Below is an opportunity framework relevant for African economies:

Strategic Lever

Potential Outcome

Efficient Irrigation

Increased crop yields with lower water use

Urban Water Recycling

Reduced pressure on freshwater sources

Basin-Level Governance

Lower conflict risk, better allocation

Climate-Resilient Infrastructure

Reduced drought and flood damage

The broader economic case is clear: investing in water resilience supports agricultural productivity, urban growth, and climate adaptation simultaneously.

Align Policy, Finance, and Innovation

The call emerging from the discussion is coordination.

Water governance often remains fragmented across ministries: agriculture, environment, and urban planning, leading to policy misalignment. Climate adaptation strategies often overlook the integration of the water system.

African policymakers can prioritise:

  • Scaling climate-resilient irrigation systems.
  • Investing in wastewater reuse for agriculture and industry.
  • Strengthening basin-level management authorities.
  • Embedding water security into national climate plans.
  • Expanding access to concessional and blended climate finance.

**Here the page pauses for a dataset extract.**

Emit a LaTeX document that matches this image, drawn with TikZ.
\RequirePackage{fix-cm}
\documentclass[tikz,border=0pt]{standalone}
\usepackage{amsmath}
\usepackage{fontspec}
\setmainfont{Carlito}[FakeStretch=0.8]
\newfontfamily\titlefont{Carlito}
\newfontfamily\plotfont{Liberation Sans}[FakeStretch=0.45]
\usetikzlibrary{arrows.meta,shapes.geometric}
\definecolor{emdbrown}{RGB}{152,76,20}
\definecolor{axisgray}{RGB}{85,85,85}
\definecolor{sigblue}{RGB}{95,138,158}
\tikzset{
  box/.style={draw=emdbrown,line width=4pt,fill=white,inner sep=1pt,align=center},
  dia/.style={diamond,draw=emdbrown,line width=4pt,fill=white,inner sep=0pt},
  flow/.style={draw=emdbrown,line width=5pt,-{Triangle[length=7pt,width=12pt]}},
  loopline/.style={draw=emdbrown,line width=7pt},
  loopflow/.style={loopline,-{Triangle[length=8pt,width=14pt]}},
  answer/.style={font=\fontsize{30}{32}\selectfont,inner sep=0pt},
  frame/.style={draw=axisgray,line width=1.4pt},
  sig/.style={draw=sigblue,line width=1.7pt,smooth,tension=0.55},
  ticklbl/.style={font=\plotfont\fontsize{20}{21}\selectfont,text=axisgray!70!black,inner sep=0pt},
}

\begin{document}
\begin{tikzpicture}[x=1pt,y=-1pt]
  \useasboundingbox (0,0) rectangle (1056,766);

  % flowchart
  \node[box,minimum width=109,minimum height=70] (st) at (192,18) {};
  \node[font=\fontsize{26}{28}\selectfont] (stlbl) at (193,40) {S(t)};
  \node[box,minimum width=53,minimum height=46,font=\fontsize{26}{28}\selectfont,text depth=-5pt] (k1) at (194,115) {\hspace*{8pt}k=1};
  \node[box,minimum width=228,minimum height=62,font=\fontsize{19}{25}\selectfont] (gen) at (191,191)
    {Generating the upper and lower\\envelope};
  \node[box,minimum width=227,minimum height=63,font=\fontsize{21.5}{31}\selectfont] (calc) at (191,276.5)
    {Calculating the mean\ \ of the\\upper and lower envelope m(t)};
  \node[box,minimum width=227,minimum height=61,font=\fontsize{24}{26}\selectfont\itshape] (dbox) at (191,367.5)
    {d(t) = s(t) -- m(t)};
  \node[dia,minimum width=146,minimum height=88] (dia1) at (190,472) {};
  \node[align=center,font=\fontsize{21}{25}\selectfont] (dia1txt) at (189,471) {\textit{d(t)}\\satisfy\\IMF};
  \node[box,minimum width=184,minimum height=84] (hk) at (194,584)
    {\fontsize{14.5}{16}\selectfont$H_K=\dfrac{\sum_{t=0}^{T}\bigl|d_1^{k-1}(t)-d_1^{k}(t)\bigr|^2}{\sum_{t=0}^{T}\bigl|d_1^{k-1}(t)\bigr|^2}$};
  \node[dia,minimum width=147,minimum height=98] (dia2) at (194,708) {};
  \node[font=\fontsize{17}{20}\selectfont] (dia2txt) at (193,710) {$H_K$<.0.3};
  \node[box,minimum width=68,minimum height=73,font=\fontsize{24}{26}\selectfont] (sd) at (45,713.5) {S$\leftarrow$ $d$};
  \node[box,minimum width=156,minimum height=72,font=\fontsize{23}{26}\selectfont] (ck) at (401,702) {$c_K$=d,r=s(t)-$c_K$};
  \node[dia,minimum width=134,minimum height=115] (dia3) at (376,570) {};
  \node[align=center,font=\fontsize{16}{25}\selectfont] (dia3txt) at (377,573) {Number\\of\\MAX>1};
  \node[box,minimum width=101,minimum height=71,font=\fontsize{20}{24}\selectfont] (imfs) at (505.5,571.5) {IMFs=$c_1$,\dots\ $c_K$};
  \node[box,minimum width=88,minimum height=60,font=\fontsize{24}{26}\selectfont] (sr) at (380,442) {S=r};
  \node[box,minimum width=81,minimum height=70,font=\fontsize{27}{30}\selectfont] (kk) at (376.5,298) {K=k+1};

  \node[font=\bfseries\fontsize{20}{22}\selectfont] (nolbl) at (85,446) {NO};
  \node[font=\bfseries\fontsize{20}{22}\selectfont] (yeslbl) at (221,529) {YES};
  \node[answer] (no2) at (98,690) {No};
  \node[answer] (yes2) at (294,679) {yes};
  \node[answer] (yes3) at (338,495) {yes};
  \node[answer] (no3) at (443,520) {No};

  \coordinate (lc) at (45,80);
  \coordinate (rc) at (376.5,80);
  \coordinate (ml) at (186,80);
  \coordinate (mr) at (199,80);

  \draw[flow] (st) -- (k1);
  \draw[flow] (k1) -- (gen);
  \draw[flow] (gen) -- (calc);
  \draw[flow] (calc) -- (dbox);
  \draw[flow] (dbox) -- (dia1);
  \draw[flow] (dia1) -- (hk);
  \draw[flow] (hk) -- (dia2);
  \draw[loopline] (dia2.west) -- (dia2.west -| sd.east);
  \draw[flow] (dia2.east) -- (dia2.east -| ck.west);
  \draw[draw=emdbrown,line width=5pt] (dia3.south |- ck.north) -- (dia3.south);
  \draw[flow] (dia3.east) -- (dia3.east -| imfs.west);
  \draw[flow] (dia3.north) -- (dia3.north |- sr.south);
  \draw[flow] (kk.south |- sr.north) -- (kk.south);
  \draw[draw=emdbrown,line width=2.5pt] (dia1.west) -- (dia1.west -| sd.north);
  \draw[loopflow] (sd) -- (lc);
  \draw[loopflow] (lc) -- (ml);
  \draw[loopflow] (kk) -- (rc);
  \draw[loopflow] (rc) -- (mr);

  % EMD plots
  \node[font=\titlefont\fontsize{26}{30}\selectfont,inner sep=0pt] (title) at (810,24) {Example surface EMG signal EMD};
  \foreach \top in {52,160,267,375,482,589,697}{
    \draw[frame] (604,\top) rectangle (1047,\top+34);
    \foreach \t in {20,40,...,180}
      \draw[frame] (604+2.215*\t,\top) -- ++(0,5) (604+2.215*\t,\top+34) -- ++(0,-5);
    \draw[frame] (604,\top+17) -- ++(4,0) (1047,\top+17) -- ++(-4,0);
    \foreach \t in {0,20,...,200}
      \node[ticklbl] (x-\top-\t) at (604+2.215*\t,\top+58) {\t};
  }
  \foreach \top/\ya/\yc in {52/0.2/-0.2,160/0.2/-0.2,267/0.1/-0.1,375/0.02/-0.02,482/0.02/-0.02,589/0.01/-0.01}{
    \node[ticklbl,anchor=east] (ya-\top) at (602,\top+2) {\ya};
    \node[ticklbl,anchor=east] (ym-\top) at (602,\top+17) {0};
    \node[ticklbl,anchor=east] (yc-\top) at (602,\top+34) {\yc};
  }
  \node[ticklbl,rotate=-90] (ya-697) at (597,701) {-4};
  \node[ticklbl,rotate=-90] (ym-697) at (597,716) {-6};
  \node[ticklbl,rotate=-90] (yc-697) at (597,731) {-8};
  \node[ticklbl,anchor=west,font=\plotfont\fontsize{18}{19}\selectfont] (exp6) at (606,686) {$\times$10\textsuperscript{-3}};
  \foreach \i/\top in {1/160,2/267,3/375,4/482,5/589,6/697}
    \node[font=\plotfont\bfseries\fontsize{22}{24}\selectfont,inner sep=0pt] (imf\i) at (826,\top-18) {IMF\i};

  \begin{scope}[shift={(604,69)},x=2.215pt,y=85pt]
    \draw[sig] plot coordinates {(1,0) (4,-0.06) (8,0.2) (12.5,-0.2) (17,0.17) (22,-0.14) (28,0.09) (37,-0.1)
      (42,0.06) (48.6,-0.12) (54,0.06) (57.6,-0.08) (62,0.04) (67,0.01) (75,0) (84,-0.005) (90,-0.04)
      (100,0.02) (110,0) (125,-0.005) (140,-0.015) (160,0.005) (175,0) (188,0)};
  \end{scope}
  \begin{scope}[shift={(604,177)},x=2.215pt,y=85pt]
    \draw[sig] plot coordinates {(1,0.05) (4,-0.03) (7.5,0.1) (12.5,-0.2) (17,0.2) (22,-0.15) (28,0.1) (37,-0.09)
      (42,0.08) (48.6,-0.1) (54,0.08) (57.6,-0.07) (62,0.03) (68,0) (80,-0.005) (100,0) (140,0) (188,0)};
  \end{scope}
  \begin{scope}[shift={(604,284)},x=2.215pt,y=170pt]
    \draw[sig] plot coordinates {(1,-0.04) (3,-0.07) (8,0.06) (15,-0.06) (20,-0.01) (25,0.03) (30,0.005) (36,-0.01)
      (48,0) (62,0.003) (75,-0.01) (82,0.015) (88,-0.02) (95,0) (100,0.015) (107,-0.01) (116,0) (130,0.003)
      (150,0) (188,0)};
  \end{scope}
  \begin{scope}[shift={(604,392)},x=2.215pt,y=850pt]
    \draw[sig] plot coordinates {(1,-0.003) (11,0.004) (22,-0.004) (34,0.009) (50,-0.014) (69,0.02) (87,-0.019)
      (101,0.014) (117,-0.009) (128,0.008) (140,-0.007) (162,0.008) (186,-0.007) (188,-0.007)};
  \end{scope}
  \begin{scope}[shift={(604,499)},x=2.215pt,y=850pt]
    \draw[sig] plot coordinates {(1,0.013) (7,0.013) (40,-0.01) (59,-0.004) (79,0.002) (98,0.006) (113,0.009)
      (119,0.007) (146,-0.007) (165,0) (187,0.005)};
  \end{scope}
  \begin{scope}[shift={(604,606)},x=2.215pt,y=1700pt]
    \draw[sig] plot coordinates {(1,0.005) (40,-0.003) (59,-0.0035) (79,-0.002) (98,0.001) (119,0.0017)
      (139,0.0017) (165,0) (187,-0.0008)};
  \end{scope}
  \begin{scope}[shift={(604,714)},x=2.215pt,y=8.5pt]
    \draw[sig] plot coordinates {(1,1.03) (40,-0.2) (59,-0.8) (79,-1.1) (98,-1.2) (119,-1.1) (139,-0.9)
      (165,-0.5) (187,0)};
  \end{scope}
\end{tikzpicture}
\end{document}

Regional cooperation will also be essential. Many African river basins cross borders, making shared governance frameworks strategic for ensuring equitable distribution and conflict avoidance.

Water security, therefore, becomes not only an environmental priority but a strategic economic reform agenda.

PATH FORWARD – Invest Now, Secure Water Futures

Water security demands coordinated action across infrastructure, governance, and finance. Policymakers must integrate agricultural reform, urban resilience, and ecosystem protection into unified national strategies.

By prioritising efficiency, climate adaptation, and basin-level cooperation, countries can reduce economic vulnerability, protect food systems, and safeguard freshwater ecosystems for future generations.